» Set exercise
Only the pictures are omitted; repeat all other data exactly.

» Dataset section
▽

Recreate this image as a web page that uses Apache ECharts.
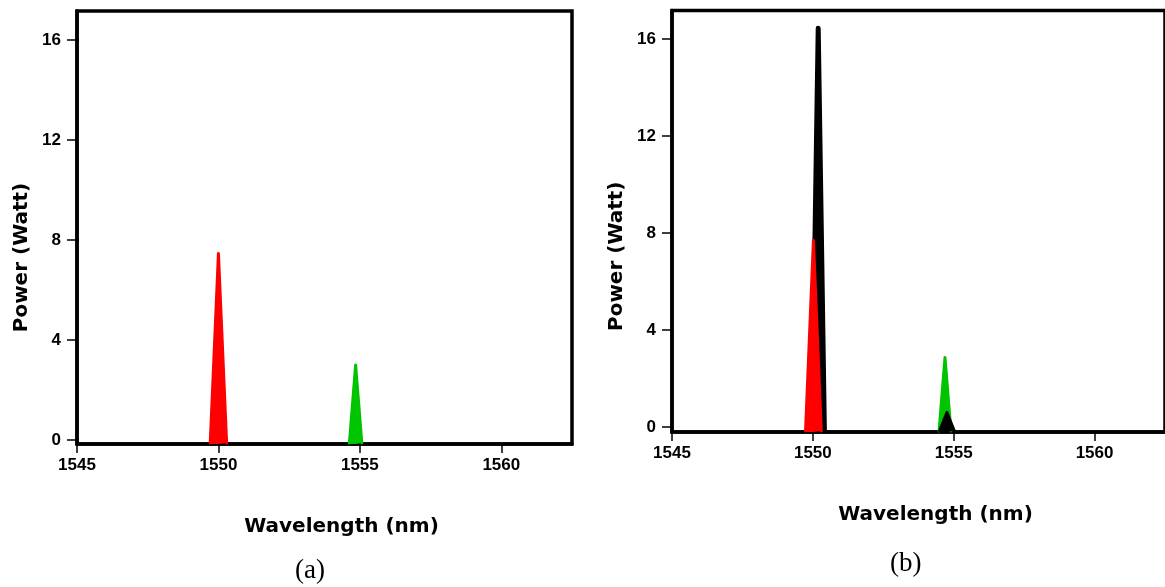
<!DOCTYPE html>
<html>
<head>
<meta charset="utf-8">
<script src="https://cdn.jsdelivr.net/npm/echarts@6/dist/echarts.min.js"></script>
<style>
  html, body { margin: 0; padding: 0; background: #fff; }
  #chart { width: 1165px; height: 587px; }
</style>
</head>
<body>
<div id="chart"></div>
<script>
// tick labels
const xTicks = [1545, 1550, 1555, 1560]
const yTicks = [0, 4, 8, 12, 16]

// panel (a): [wavelength nm, power W]
const aRed = [[1549.71, -0.12], [1550.0, 7.46], [1550.29, -0.12]]
const aGreen = [[1554.63, -0.12], [1554.85, 3.0], [1555.07, -0.12]]

// panel (b)
const bRed = [[1549.74, -0.16], [1550.02, 7.7], [1550.3, -0.16]]
const bBlackMain = [[1549.97, -0.16], [1550.19, 16.45], [1550.41, -0.16]]
const bGreen = [[1554.48, -0.16], [1554.69, 2.87], [1554.9, -0.16]]
const bBlackSide = [[1554.5, -0.16], [1554.76, 0.6], [1555.02, -0.16]]

const chart = echarts.init(document.getElementById('chart'))

const labelFont = {
  color: '#000',
  fontFamily: 'Liberation Sans',
  fontWeight: 'bold',
  fontSize: 17
}
const nameFont = {
  color: '#000',
  fontFamily: 'DejaVu Sans',
  fontWeight: 'bold',
  fontSize: 20
}

function plain(v) {
  return String(v)
}

function xAxisFor(gridIndex, max) {
  return {
    type: 'value',
    gridIndex: gridIndex,
    min: 1545,
    max: max,
    name: 'Wavelength (nm)',
    nameLocation: 'middle',
    nameGap: 73,
    nameTextStyle: Object.assign({ padding: [0, 0, 0, 34] }, nameFont),
    axisLine: { onZero: false, lineStyle: { color: '#000', width: 3.5 } },
    axisTick: { customValues: xTicks, length: 9, lineStyle: { color: '#000', width: 1.5 } },
    axisLabel: Object.assign({ customValues: xTicks, margin: 13, formatter: plain }, labelFont),
    splitLine: { show: false }
  }
}

function yAxisFor(gridIndex, min, max, shift) {
  return {
    type: 'value',
    gridIndex: gridIndex,
    min: min,
    max: max,
    name: 'Power (Watt)',
    nameLocation: 'middle',
    nameGap: 45,
    nameTextStyle: Object.assign({ padding: [0, shift, 0, 0] }, nameFont),
    axisLine: { lineStyle: { color: '#000', width: 3.5 } },
    axisTick: { customValues: yTicks, length: 10, lineStyle: { color: '#000', width: 1.5 } },
    axisLabel: Object.assign({ customValues: yTicks, margin: 16, formatter: plain }, labelFont),
    splitLine: { show: false }
  }
}

// each peak gets its own z so its fill and outline stack in drawing order
function peak(data, color, xi, width, z) {
  return {
    type: 'line',
    xAxisIndex: xi,
    yAxisIndex: xi,
    data: data,
    symbol: 'none',
    smooth: false,
    lineStyle: { color: color, width: width, join: 'round', cap: 'round' },
    areaStyle: { color: color, opacity: 1, origin: 'start' },
    z: z
  }
}

chart.setOption({
  animation: false,
  backgroundColor: '#fff',
  grid: [
    { left: 77, top: 11, width: 495, height: 433, show: true, borderColor: '#000', borderWidth: 3.5 },
    { left: 672, top: 10.5, width: 502, height: 421.5, show: true, borderColor: '#000', borderWidth: 3.5 }
  ],
  xAxis: [xAxisFor(0, 1562.5), xAxisFor(1, 1562.5)],
  yAxis: [yAxisFor(0, -0.16, 17.16, 60), yAxisFor(1, -0.206, 17.18, 70)],
  series: [
    peak(aRed, '#ff0000', 0, 3, 3),
    peak(aGreen, '#00c400', 0, 3, 3),
    peak(bBlackMain, '#000000', 1, 5, 3),
    peak(bGreen, '#00c400', 1, 3, 4),
    peak(bBlackSide, '#000000', 1, 3, 5),
    peak(bRed, '#ff0000', 1, 3, 6)
  ],
  graphic: [
    {
      type: 'text', left: 295, top: 557,
      style: { text: '(a)', fill: '#000', font: '27px "Liberation Serif"' }
    },
    {
      type: 'text', left: 890, top: 550,
      style: { text: '(b)', fill: '#000', font: '27px "Liberation Serif"' }
    }
  ]
})
</script>
</body>
</html>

△

» Expected answer
Recreate this image as a web page that uses Apache ECharts.
<!DOCTYPE html>
<html>
<head>
<meta charset="utf-8">
<script src="https://cdn.jsdelivr.net/npm/echarts@6/dist/echarts.min.js"></script>
<style>
  html, body { margin: 0; padding: 0; background: #fff; }
  #chart { width: 1165px; height: 587px; }
</style>
</head>
<body>
<div id="chart"></div>
<script>
// tick labels
const xTicks = [1545, 1550, 1555, 1560]
const yTicks = [0, 4, 8, 12, 16]

// panel (a): [wavelength nm, power W]
const aRed = [[1549.71, -0.12], [1550.0, 7.46], [1550.29, -0.12]]
const aGreen = [[1554.63, -0.12], [1554.85, 3.0], [1555.07, -0.12]]

// panel (b)
const bRed = [[1549.74, -0.16], [1550.02, 7.7], [1550.3, -0.16]]
const bBlackMain = [[1549.97, -0.16], [1550.19, 16.45], [1550.41, -0.16]]
const bGreen = [[1554.48, -0.16], [1554.69, 2.87], [1554.9, -0.16]]
const bBlackSide = [[1554.5, -0.16], [1554.76, 0.6], [1555.02, -0.16]]

const chart = echarts.init(document.getElementById('chart'))

const labelFont = {
  color: '#000',
  fontFamily: 'Liberation Sans',
  fontWeight: 'bold',
  fontSize: 17
}
const nameFont = {
  color: '#000',
  fontFamily: 'DejaVu Sans',
  fontWeight: 'bold',
  fontSize: 20
}

function plain(v) {
  return String(v)
}

function xAxisFor(gridIndex, max) {
  return {
    type: 'value',
    gridIndex: gridIndex,
    min: 1545,
    max: max,
    name: 'Wavelength (nm)',
    nameLocation: 'middle',
    nameGap: 73,
    nameTextStyle: Object.assign({ padding: [0, 0, 0, 34] }, nameFont),
    axisLine: { onZero: false, lineStyle: { color: '#000', width: 3.5 } },
    axisTick: { customValues: xTicks, length: 9, lineStyle: { color: '#000', width: 1.5 } },
    axisLabel: Object.assign({ customValues: xTicks, margin: 13, formatter: plain }, labelFont),
    splitLine: { show: false }
  }
}

function yAxisFor(gridIndex, min, max, shift) {
  return {
    type: 'value',
    gridIndex: gridIndex,
    min: min,
    max: max,
    name: 'Power (Watt)',
    nameLocation: 'middle',
    nameGap: 45,
    nameTextStyle: Object.assign({ padding: [0, shift, 0, 0] }, nameFont),
    axisLine: { lineStyle: { color: '#000', width: 3.5 } },
    axisTick: { customValues: yTicks, length: 10, lineStyle: { color: '#000', width: 1.5 } },
    axisLabel: Object.assign({ customValues: yTicks, margin: 16, formatter: plain }, labelFont),
    splitLine: { show: false }
  }
}

// each peak gets its own z so its fill and outline stack in drawing order
function peak(data, color, xi, width, z) {
  return {
    type: 'line',
    xAxisIndex: xi,
    yAxisIndex: xi,
    data: data,
    symbol: 'none',
    smooth: false,
    lineStyle: { color: color, width: width, join: 'round', cap: 'round' },
    areaStyle: { color: color, opacity: 1, origin: 'start' },
    z: z
  }
}

chart.setOption({
  animation: false,
  backgroundColor: '#fff',
  grid: [
    { left: 77, top: 11, width: 495, height: 433, show: true, borderColor: '#000', borderWidth: 3.5 },
    { left: 672, top: 10.5, width: 502, height: 421.5, show: true, borderColor: '#000', borderWidth: 3.5 }
  ],
  xAxis: [xAxisFor(0, 1562.5), xAxisFor(1, 1562.5)],
  yAxis: [yAxisFor(0, -0.16, 17.16, 60), yAxisFor(1, -0.206, 17.18, 70)],
  series: [
    peak(aRed, '#ff0000', 0, 3, 3),
    peak(aGreen, '#00c400', 0, 3, 3),
    peak(bBlackMain, '#000000', 1, 5, 3),
    peak(bGreen, '#00c400', 1, 3, 4),
    peak(bBlackSide, '#000000', 1, 3, 5),
    peak(bRed, '#ff0000', 1, 3, 6)
  ],
  graphic: [
    {
      type: 'text', left: 295, top: 557,
      style: { text: '(a)', fill: '#000', font: '27px "Liberation Serif"' }
    },
    {
      type: 'text', left: 890, top: 550,
      style: { text: '(b)', fill: '#000', font: '27px "Liberation Serif"' }
    }
  ]
})
</script>
</body>
</html>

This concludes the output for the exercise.